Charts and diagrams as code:
▼
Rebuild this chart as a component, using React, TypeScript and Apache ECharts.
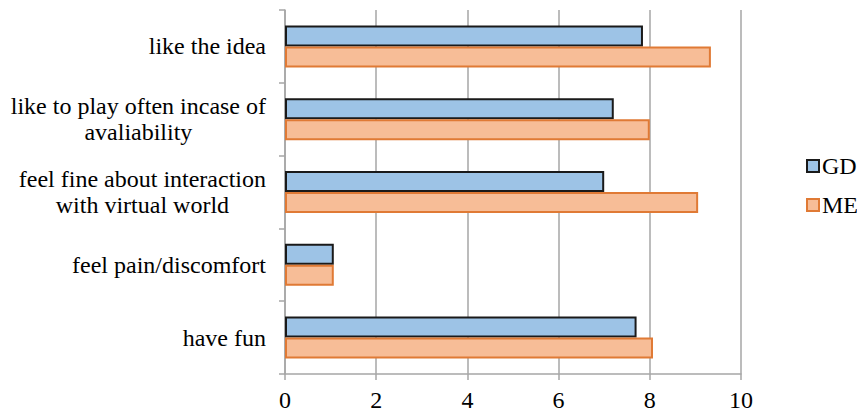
import React, { useEffect, useRef } from "react";
import * as echarts from "echarts";

const categories = [
  "like the idea",
  "like to play often incase of\navaliability",
  "feel fine about interaction\nwith virtual world",
  "feel pain/discomfort",
  "have fun",
];
const gdValues = [7.85, 7.21, 7.0, 1.07, 7.71];
const meValues = [9.34, 8.0, 9.06, 1.07, 8.07];
const xTicks = [0, 2, 4, 6, 8, 10];

export default function App() {
  const ref = useRef<HTMLDivElement>(null);
  useEffect(() => {
    if (!ref.current) return;
    const chart = echarts.init(ref.current, undefined, { renderer: "svg" });
    const font = "Liberation Serif";
    const fs = 24;
    chart.setOption({
      animation: false,
      backgroundColor: "#ffffff",
      textStyle: { fontFamily: font },
      grid: { left: 285, right: 124, top: 10, bottom: 42, containLabel: false },
      legend: {
        orient: "vertical",
        left: 806,
        top: 154,
        padding: 0,
        icon: "rect",
        itemWidth: 12,
        itemHeight: 12,
        itemGap: 15,
        textStyle: { fontFamily: font, fontSize: fs, color: "#000", padding: [0, 0, 0, -2] },
        data: ["GD", "ME"],
      },
      xAxis: {
        type: "value",
        min: xTicks[0],
        max: xTicks[xTicks.length - 1],
        interval: 2,
        axisLine: { show: true, lineStyle: { color: "#a6a6a6", width: 1.5 } },
        axisTick: { show: true, length: 6, lineStyle: { color: "#a6a6a6", width: 1.5 } },
        splitLine: { show: true, lineStyle: { color: "#a6a6a6", width: 1.5 } },
        axisLabel: { fontFamily: font, fontSize: fs, color: "#000", margin: 14 },
      },
      yAxis: {
        type: "category",
        inverse: true,
        data: categories,
        axisLine: { show: true, lineStyle: { color: "#a6a6a6", width: 1.5 } },
        axisTick: { show: true, length: 6, lineStyle: { color: "#a6a6a6", width: 1.5 } },
        splitLine: { show: false },
        axisLabel: {
          fontFamily: font,
          fontSize: fs,
          color: "#000",
          margin: 19,
          lineHeight: 26,
          formatter: (v: string) =>
            v.indexOf("\n") >= 0
              ? v
                  .split("\n")
                  .map((l) => `{c|${l}}`)
                  .join("\n")
              : v,
          rich: {
            c: { fontFamily: font, fontSize: fs, color: "#000", align: "center", lineHeight: 26 },
          },
        },
      },
      series: [
        {
          name: "GD",
          type: "bar",
          data: gdValues,
          barWidth: 21,
          barGap: "0%",
          itemStyle: { color: "#9dc3e6", borderColor: "#1a1a1a", borderWidth: 2 },
        },
        {
          name: "ME",
          type: "bar",
          data: meValues,
          barWidth: 21,
          barGap: "0%",
          itemStyle: { color: "#f7bd97", borderColor: "#e07a35", borderWidth: 2 },
        },
      ],
    });
    return () => chart.dispose();
  }, []);
  return <div ref={ref} style={{ width: 865, height: 416, margin: -8 }} />;
}
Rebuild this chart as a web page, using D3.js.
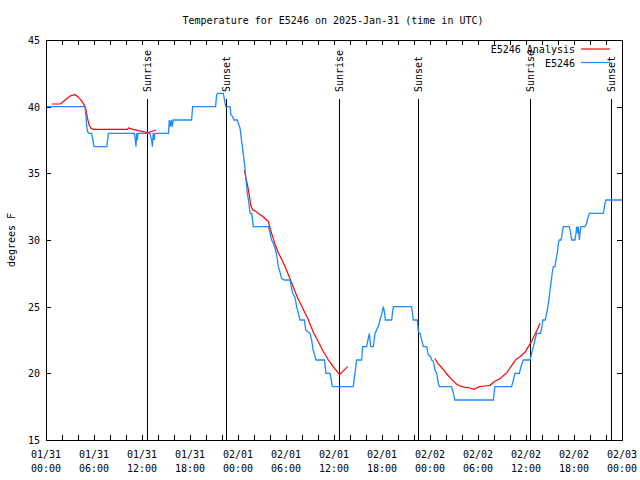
▲
Aim:
Write out every entry again word for word, without any of the pictures.

Exercise answer:
Rebuild this chart as a component, using React, TypeScript and Apache ECharts.
import React, { useEffect, useRef } from "react";
import * as echarts from "echarts";

const categories = [
  "like the idea",
  "like to play often incase of\navaliability",
  "feel fine about interaction\nwith virtual world",
  "feel pain/discomfort",
  "have fun",
];
const gdValues = [7.85, 7.21, 7.0, 1.07, 7.71];
const meValues = [9.34, 8.0, 9.06, 1.07, 8.07];
const xTicks = [0, 2, 4, 6, 8, 10];

export default function App() {
  const ref = useRef<HTMLDivElement>(null);
  useEffect(() => {
    if (!ref.current) return;
    const chart = echarts.init(ref.current, undefined, { renderer: "svg" });
    const font = "Liberation Serif";
    const fs = 24;
    chart.setOption({
      animation: false,
      backgroundColor: "#ffffff",
      textStyle: { fontFamily: font },
      grid: { left: 285, right: 124, top: 10, bottom: 42, containLabel: false },
      legend: {
        orient: "vertical",
        left: 806,
        top: 154,
        padding: 0,
        icon: "rect",
        itemWidth: 12,
        itemHeight: 12,
        itemGap: 15,
        textStyle: { fontFamily: font, fontSize: fs, color: "#000", padding: [0, 0, 0, -2] },
        data: ["GD", "ME"],
      },
      xAxis: {
        type: "value",
        min: xTicks[0],
        max: xTicks[xTicks.length - 1],
        interval: 2,
        axisLine: { show: true, lineStyle: { color: "#a6a6a6", width: 1.5 } },
        axisTick: { show: true, length: 6, lineStyle: { color: "#a6a6a6", width: 1.5 } },
        splitLine: { show: true, lineStyle: { color: "#a6a6a6", width: 1.5 } },
        axisLabel: { fontFamily: font, fontSize: fs, color: "#000", margin: 14 },
      },
      yAxis: {
        type: "category",
        inverse: true,
        data: categories,
        axisLine: { show: true, lineStyle: { color: "#a6a6a6", width: 1.5 } },
        axisTick: { show: true, length: 6, lineStyle: { color: "#a6a6a6", width: 1.5 } },
        splitLine: { show: false },
        axisLabel: {
          fontFamily: font,
          fontSize: fs,
          color: "#000",
          margin: 19,
          lineHeight: 26,
          formatter: (v: string) =>
            v.indexOf("\n") >= 0
              ? v
                  .split("\n")
                  .map((l) => `{c|${l}}`)
                  .join("\n")
              : v,
          rich: {
            c: { fontFamily: font, fontSize: fs, color: "#000", align: "center", lineHeight: 26 },
          },
        },
      },
      series: [
        {
          name: "GD",
          type: "bar",
          data: gdValues,
          barWidth: 21,
          barGap: "0%",
          itemStyle: { color: "#9dc3e6", borderColor: "#1a1a1a", borderWidth: 2 },
        },
        {
          name: "ME",
          type: "bar",
          data: meValues,
          barWidth: 21,
          barGap: "0%",
          itemStyle: { color: "#f7bd97", borderColor: "#e07a35", borderWidth: 2 },
        },
      ],
    });
    return () => chart.dispose();
  }, []);
  return <div ref={ref} style={{ width: 865, height: 416, margin: -8 }} />;
}
Rebuild this chart as a web page, using D3.js.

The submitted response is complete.